Is Inconel harder than steel?

Inconel
Inconel is the trade name of a series of nickel-chromium high-temperature alloys produced by Specialty Metals. It is extremely resistant to extreme temperatures and can withstand approximately 2,000°F (depending on alloy) without loss of strength. It also performs well at low temperatures.

In addition to extreme temperature properties, Inconel has excellent mechanical properties at room temperature. For example, Inconel 725 has a tensile strength of up to 180 ksi, which is twice the strength of structural steel. Some Inconel alloys, such as Inconel 718, are precipitation hardened, which further increases their strength. Inconel is also highly resistant to corrosion, including oxidation, pitting, crevice corrosion and corrosion cracking.

The properties of Inconel make it a valuable metal for use in the most demanding conditions. However, like most superalloys, it is much more expensive than common metals such as steel, aluminum and titanium.

Machining Inconel
The strength of Inconel makes it a valuable material for use in extreme conditions, but it also makes it difficult to machine. It is very hard and prone to work hardening during machining, which can damage cutting tools and deform the workpiece.

Stress-relieving Inconel through pre-machining solution treatment helps reduce surface hardness and limit work hardening, thereby reducing tool stress and wear. Ceramic cutting tools are recommended because of their ability to make fast, continuous cuts that minimize work hardening. It is also important to avoid pecking, which increases work hardening.

Welding Inconel
Most Inconel alloys are difficult to weld because the welds break easily. However, some Inconel alloys are designed to be weldable. These are typically TIG (tungsten inert gas) welded and use Inconel 625 (the easiest to weld Inconel alloy) as the filler metal. While TIG welding typically does not require filler, it is recommended for Inconel welding because it is very difficult to fuse two parts without cracking.

Inconel applications
Due to its high chemical and high temperature resistance, Inconel is well suited for a variety of aerospace, oil and gas, and marine applications. Some common use cases for Inconel include:

Jet engine exhaust.
Turbine.
Exhaust pipe connector.
Stack of flares.
Natural Gas Pipeline.
Marine propeller blades.
Aerospace and marine fasteners.
Heavy machinery parts.
Inconel is an ideal material when extreme temperatures and corrosion resistance are required, especially when high temperatures would reduce the strength and oxidation resistance of other metals.

titanium
Titanium is an elemental metal with an extremely high strength-to-weight ratio, making it useful for applications such as aerospace structural components where weight reduction is critical. Titanium is about as strong as steel but only half the weight. However, these properties do come with a higher price tag than more common metals like aluminum and steel, although it is generally much cheaper than Inconel.
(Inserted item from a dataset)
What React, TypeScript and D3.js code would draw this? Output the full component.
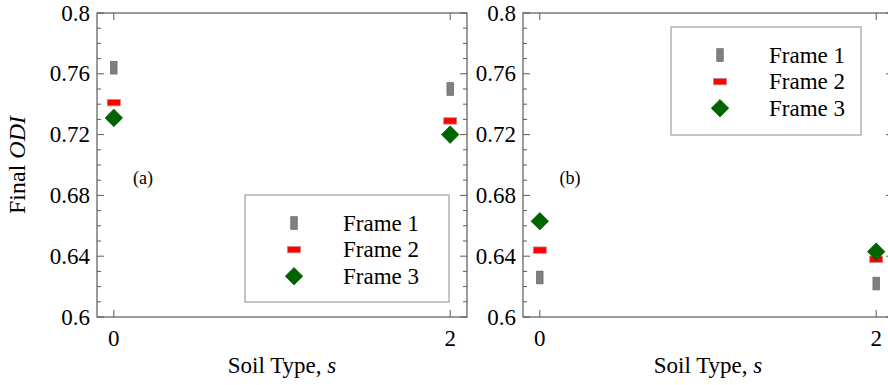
import React, { useEffect, useRef } from 'react';
import * as d3 from 'd3';

// soil types on the x axis
const soilTypes = [0, 2];
const xTickLabels = ['0', '2'];
const yTickValues = [0.6, 0.64, 0.68, 0.72, 0.76, 0.8];
const yTickLabels = ['0.6', '0.64', '0.68', '0.72', '0.76', '0.8'];
const frameNames = ['Frame 1', 'Frame 2', 'Frame 3'];

// final ODI, panel (a)
const panelA_frame1 = [0.764, 0.750];
const panelA_frame2 = [0.741, 0.729];
const panelA_frame3 = [0.731, 0.720];

// final ODI, panel (b)
const panelB_frame1 = [0.626, 0.622];
const panelB_frame2 = [0.644, 0.638];
const panelB_frame3 = [0.663, 0.643];

const FONT = "'Liberation Serif', Tinos, 'Times New Roman', Times, 'DejaVu Serif', serif";

type Panel = {
  left: number;
  label: string;
  labelPos: [number, number];
  legend: { x: number; y: number; w: number; h: number };
  series: number[][];
  showYTitle: boolean;
};

const panels: Panel[] = [
  {
    left: 97,
    label: '(a)',
    labelPos: [143, 184],
    legend: { x: 245, y: 195, w: 204, h: 107 },
    series: [panelA_frame1, panelA_frame2, panelA_frame3],
    showYTitle: true,
  },
  {
    left: 523,
    label: '(b)',
    labelPos: [570, 184],
    legend: { x: 671, y: 27, w: 190, h: 108 },
    series: [panelB_frame1, panelB_frame2, panelB_frame3],
    showYTitle: false,
  },
];

function drawMarker(g: any, kind: number, cx: number, cy: number) {
  if (kind === 0) {
    g.append('rect')
      .attr('x', cx - 3.2).attr('y', cy - 6.3)
      .attr('width', 6.4).attr('height', 12.6)
      .attr('fill', '#808080').attr('stroke', '#666').attr('stroke-width', 0.8);
  } else if (kind === 1) {
    g.append('rect')
      .attr('x', cx - 6.5).attr('y', cy - 3.2)
      .attr('width', 13).attr('height', 6.4)
      .attr('fill', '#ff0000').attr('stroke', '#c88').attr('stroke-width', 0.8);
  } else {
    const r = 8.8;
    g.append('path')
      .attr('d', `M${cx},${cy - r}L${cx + r},${cy}L${cx},${cy + r}L${cx - r},${cy}Z`)
      .attr('fill', '#006400').attr('stroke', '#004d00').attr('stroke-width', 0.6);
  }
}

function txt(g: any, x: number, y: number, size: number, anchor = 'start') {
  return g.append('text')
    .attr('x', x).attr('y', y)
    .attr('text-anchor', anchor)
    .style('font-family', FONT)
    .style('font-size', size + 'px')
    .attr('fill', '#000');
}

export default function App() {
  const ref = useRef<SVGSVGElement>(null);

  useEffect(() => {
    const svg = d3.select(ref.current);
    svg.selectAll('*').remove();

    const top = 13, bottom = 317;
    const axisColor = '#5a5a5a';

    panels.forEach((p) => {
      const width = 370;
      const x = d3.scaleLinear().domain([-0.1, 2.1]).range([p.left, p.left + width]);
      const y = d3.scaleLinear().domain([0.6, 0.8]).range([bottom, top]);
      const g = svg.append('g');

      // minor ticks on left and right (inward)
      const minor = d3.range(0.6, 0.8001, 0.01);
      minor.forEach((v) => {
        const major = yTickValues.some((t) => Math.abs(t - v) < 1e-6);
        const len = major ? 7 : 4;
        g.append('line')
          .attr('x1', p.left).attr('x2', p.left + len)
          .attr('y1', y(v)).attr('y2', y(v))
          .attr('stroke', axisColor).attr('stroke-width', 1);
        g.append('line')
          .attr('x1', p.left + width).attr('x2', p.left + width - len)
          .attr('y1', y(v)).attr('y2', y(v))
          .attr('stroke', axisColor).attr('stroke-width', 1);
      });

      // x ticks top and bottom
      soilTypes.forEach((s) => {
        g.append('line')
          .attr('x1', x(s)).attr('x2', x(s))
          .attr('y1', bottom).attr('y2', bottom - 7)
          .attr('stroke', axisColor);
        g.append('line')
          .attr('x1', x(s)).attr('x2', x(s))
          .attr('y1', top).attr('y2', top + 7)
          .attr('stroke', axisColor);
      });

      // frame
      g.append('rect')
        .attr('x', p.left).attr('y', top)
        .attr('width', width).attr('height', bottom - top)
        .attr('fill', 'none').attr('stroke', axisColor).attr('stroke-width', 1.2);

      // y tick labels
      yTickValues.forEach((v, i) => {
        txt(g, p.left - 7, y(v) + 7.5, 23, 'end').text(yTickLabels[i]);
      });

      // x tick labels
      soilTypes.forEach((s, i) => {
        txt(g, x(s), 346, 23, 'middle').text(xTickLabels[i]);
      });

      // x title
      const xt = txt(g, p.left + width / 2, 373, 23, 'middle');
      xt.append('tspan').text('Soil Type, ');
      xt.append('tspan').attr('font-style', 'italic').text('s');

      if (p.showYTitle) {
        const yt = txt(g, 0, 0, 24, 'middle')
          .attr('transform', `translate(25,${(top + bottom) / 2}) rotate(-90)`);
        yt.append('tspan').text('Final ');
        yt.append('tspan').attr('font-style', 'italic').text('ODI');
      }

      // panel label
      txt(g, p.labelPos[0], p.labelPos[1], 18, 'middle').text(p.label);

      // data markers
      p.series.forEach((vals, k) => {
        vals.forEach((v, i) => drawMarker(g, k, x(soilTypes[i]), y(v)));
      });

      // legend
      const L = p.legend;
      g.append('rect')
        .attr('x', L.x).attr('y', L.y)
        .attr('width', L.w).attr('height', L.h)
        .attr('fill', '#fff').attr('stroke', '#8a8a8a').attr('stroke-width', 1);
      frameNames.forEach((name, k) => {
        const cy = L.y + 28 + k * 26.6;
        drawMarker(g, k, L.x + 49, cy);
        txt(g, L.x + 98, cy + 7.5, 23).text(name);
      });
    });
  }, []);

  return (
    <svg
      ref={ref}
      width={888}
      height={385}
      style={{ position: 'absolute', left: 0, top: 0, background: '#fff' }}
    />
  );
}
Titanium does not react with oxygen and water at ambient temperatures. Like Inconel, titanium forms a passivating oxide layer on its surface to protect the material. This makes titanium extremely corrosion-resistant, even resistant to strong acids such as sulfuric and hydrochloric acid. Additionally, titanium is biocompatible and non-toxic, allowing it to be used in many medical applications.
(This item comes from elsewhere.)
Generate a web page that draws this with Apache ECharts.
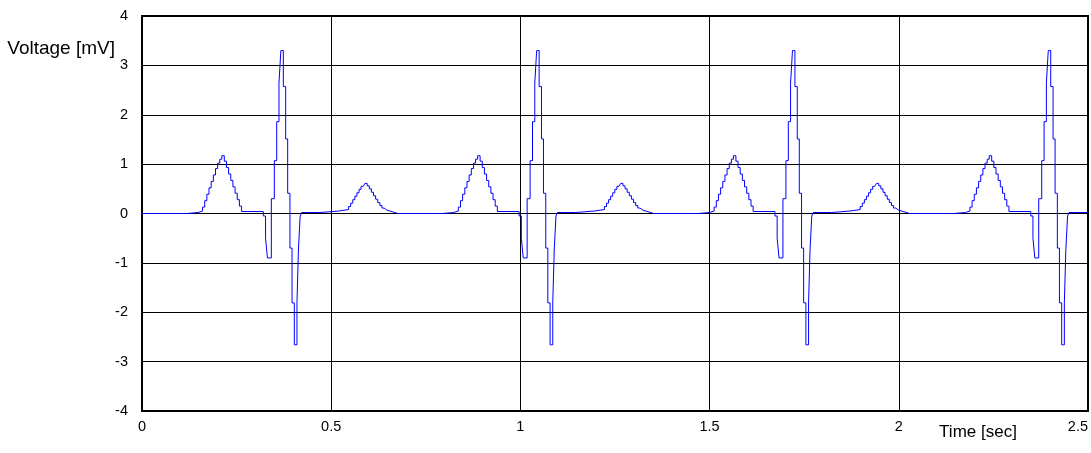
<!DOCTYPE html>
<html>
<head>
<meta charset="utf-8">
<script src="https://cdn.jsdelivr.net/npm/echarts@6/dist/echarts.min.js"></script>
<style>
html,body{margin:0;padding:0;background:#fff;}
#chart{width:1091px;height:453px;}
</style>
</head>
<body>
<div id="chart"></div>
<script>
// Tick labels
var xTicks = [0, 0.5, 1, 1.5, 2, 2.5];
var yTicks = [-4, -3, -2, -1, 0, 1, 2, 3, 4];

// Start time of each heartbeat (s)
var beatStarts = [0, 0.676, 1.352, 2.028];

// One heartbeat: time offset (s) and held voltage (mV)
var beatOffsets = [
  0.000, 0.118, 0.148,
  0.160, 0.1657, 0.1714, 0.1771, 0.1828, 0.1885, 0.1942, 0.1999, 0.2056, 0.211,
  0.2175, 0.2232, 0.2289, 0.2346, 0.2403, 0.246, 0.2517, 0.2574, 0.2631,
  0.3206, 0.3265, 0.3315, 0.3418,
  0.3497, 0.356, 0.362, 0.367, 0.3735, 0.3797, 0.385, 0.391, 0.3965, 0.4025,
  0.4095, 0.4135, 0.418, 0.4218,
  0.470, 0.519,
  0.546, 0.5515, 0.557, 0.5625, 0.568, 0.5735, 0.579, 0.5845, 0.589,
  0.595, 0.6006, 0.6062, 0.6118, 0.6174, 0.623, 0.6286, 0.6342, 0.6398, 0.647, 0.664
];
var beatValues = [
  0.00, 0.02, 0.05,
  0.13, 0.26, 0.39, 0.52, 0.65, 0.78, 0.91, 1.02, 1.10, 1.17,
  1.06, 0.93, 0.80, 0.67, 0.54, 0.41, 0.28, 0.15, 0.04,
  -0.05, -0.50, -0.90, 0.30,
  1.07, 1.86, 2.64, 3.30, 2.57, 1.51, 0.41, -0.70, -1.81, -2.66,
  -1.81, -0.72, -0.05, 0.02,
  0.05, 0.08,
  0.14, 0.21, 0.28, 0.35, 0.42, 0.49, 0.55, 0.59, 0.61,
  0.56, 0.50, 0.43, 0.36, 0.29, 0.22, 0.16, 0.11, 0.07, 0.03, 0.00
];

var tMax = 2.5;
var data = [];
var last = 0;
beatStarts.forEach(function (s) {
  for (var i = 0; i < beatOffsets.length; i++) {
    var t = +(s + beatOffsets[i]).toFixed(4);
    if (t > tMax) break;
    data.push([t, beatValues[i]]);
    last = beatValues[i];
  }
});
data.push([tMax, last]);

var font = 'Liberation Sans, Arial, sans-serif';
var chart = echarts.init(document.getElementById('chart'), null, {renderer: 'canvas'});
chart.setOption({
  animation: false,
  backgroundColor: '#fff',
  grid: {left: 142, right: 3, top: 16, bottom: 42, show: true, borderColor: '#000', borderWidth: 2,
    containLabel: false, outerBoundsMode: 'none'},
  xAxis: {
    type: 'value', min: xTicks[0], max: xTicks[xTicks.length - 1], interval: 0.5,
    name: 'Time [sec]', nameLocation: 'end', nameGap: -110,
    nameTextStyle: {fontFamily: font, fontSize: 17, color: '#000', align: 'center', verticalAlign: 'top', padding: [13, 0, 0, 0]},
    axisLine: {show: true, onZero: false, lineStyle: {color: '#000', width: 2}},
    axisTick: {show: false},
    axisLabel: {color: '#000', fontFamily: font, fontSize: 14.5, margin: 8, alignMaxLabel: 'right',
      showMaxLabel: true, showMinLabel: true,
      formatter: function (v) { return String(v); }},
    splitLine: {show: true, lineStyle: {color: '#000', width: 1}}
  },
  yAxis: {
    type: 'value', min: yTicks[0], max: yTicks[yTicks.length - 1], interval: 1,
    name: 'Voltage [mV]', nameLocation: 'end', nameGap: -39,
    nameTextStyle: {fontFamily: font, fontSize: 19, color: '#000', align: 'right', verticalAlign: 'middle', padding: [0, 27, 0, 0]},
    axisLine: {show: true, onZero: false, lineStyle: {color: '#000', width: 2}},
    axisTick: {show: true, inside: true, length: 8, lineStyle: {color: '#000'}},
    axisLabel: {color: '#000', fontFamily: font, fontSize: 14.5, margin: 14},
    splitLine: {show: true, lineStyle: {color: '#000', width: 1}}
  },
  series: [{
    type: 'line',
    step: 'end',
    data: data,
    showSymbol: false,
    symbol: 'none',
    lineStyle: {color: '#0000ff', width: 1},
    itemStyle: {color: '#0000ff'}
  }]
});
</script>
</body>
</html>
Titanium is available in two grades: commercial pure titanium and alloy titanium. The most common alloy is Ti 6Al-4V, which is alloyed with aluminum and vanadium and accounts for about half of the total titanium used worldwide. This and other titanium alloys are designed to be harder, stronger and/or easier to machine than pure titanium. Commercially pure (CP) titanium is softer and more ductile than titanium alloys, but its corrosion resistance is outstanding.